━━━ Material ━━━

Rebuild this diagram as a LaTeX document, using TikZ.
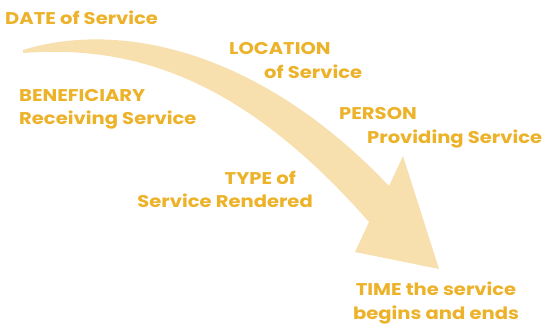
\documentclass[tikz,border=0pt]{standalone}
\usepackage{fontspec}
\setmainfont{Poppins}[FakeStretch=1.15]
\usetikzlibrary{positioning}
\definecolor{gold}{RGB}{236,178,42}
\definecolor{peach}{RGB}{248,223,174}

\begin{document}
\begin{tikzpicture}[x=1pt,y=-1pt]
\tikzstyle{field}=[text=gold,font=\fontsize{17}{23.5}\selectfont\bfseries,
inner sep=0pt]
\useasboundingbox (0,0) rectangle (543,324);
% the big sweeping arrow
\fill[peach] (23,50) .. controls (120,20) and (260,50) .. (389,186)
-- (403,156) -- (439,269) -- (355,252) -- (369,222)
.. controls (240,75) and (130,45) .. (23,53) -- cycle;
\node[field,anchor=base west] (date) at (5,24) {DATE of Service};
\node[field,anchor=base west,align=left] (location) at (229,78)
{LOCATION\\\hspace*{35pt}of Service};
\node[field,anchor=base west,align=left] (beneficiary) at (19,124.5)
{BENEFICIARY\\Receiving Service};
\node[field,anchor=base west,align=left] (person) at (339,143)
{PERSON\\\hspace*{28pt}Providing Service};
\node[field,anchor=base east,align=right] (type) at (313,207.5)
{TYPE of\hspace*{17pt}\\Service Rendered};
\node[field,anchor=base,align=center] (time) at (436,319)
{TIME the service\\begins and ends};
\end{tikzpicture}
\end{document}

━━━

### Required task:
Go through the listing above and quote it exactly, apart from its images.

### Exercise output:
Rebuild this diagram as a LaTeX document, using TikZ.
\documentclass[tikz,border=0pt]{standalone}
\usepackage{fontspec}
\setmainfont{Poppins}[FakeStretch=1.15]
\usetikzlibrary{positioning}
\definecolor{gold}{RGB}{236,178,42}
\definecolor{peach}{RGB}{248,223,174}

\begin{document}
\begin{tikzpicture}[x=1pt,y=-1pt]
\tikzstyle{field}=[text=gold,font=\fontsize{17}{23.5}\selectfont\bfseries,
inner sep=0pt]
\useasboundingbox (0,0) rectangle (543,324);
% the big sweeping arrow
\fill[peach] (23,50) .. controls (120,20) and (260,50) .. (389,186)
-- (403,156) -- (439,269) -- (355,252) -- (369,222)
.. controls (240,75) and (130,45) .. (23,53) -- cycle;
\node[field,anchor=base west] (date) at (5,24) {DATE of Service};
\node[field,anchor=base west,align=left] (location) at (229,78)
{LOCATION\\\hspace*{35pt}of Service};
\node[field,anchor=base west,align=left] (beneficiary) at (19,124.5)
{BENEFICIARY\\Receiving Service};
\node[field,anchor=base west,align=left] (person) at (339,143)
{PERSON\\\hspace*{28pt}Providing Service};
\node[field,anchor=base east,align=right] (type) at (313,207.5)
{TYPE of\hspace*{17pt}\\Service Rendered};
\node[field,anchor=base,align=center] (time) at (436,319)
{TIME the service\\begins and ends};
\end{tikzpicture}
\end{document}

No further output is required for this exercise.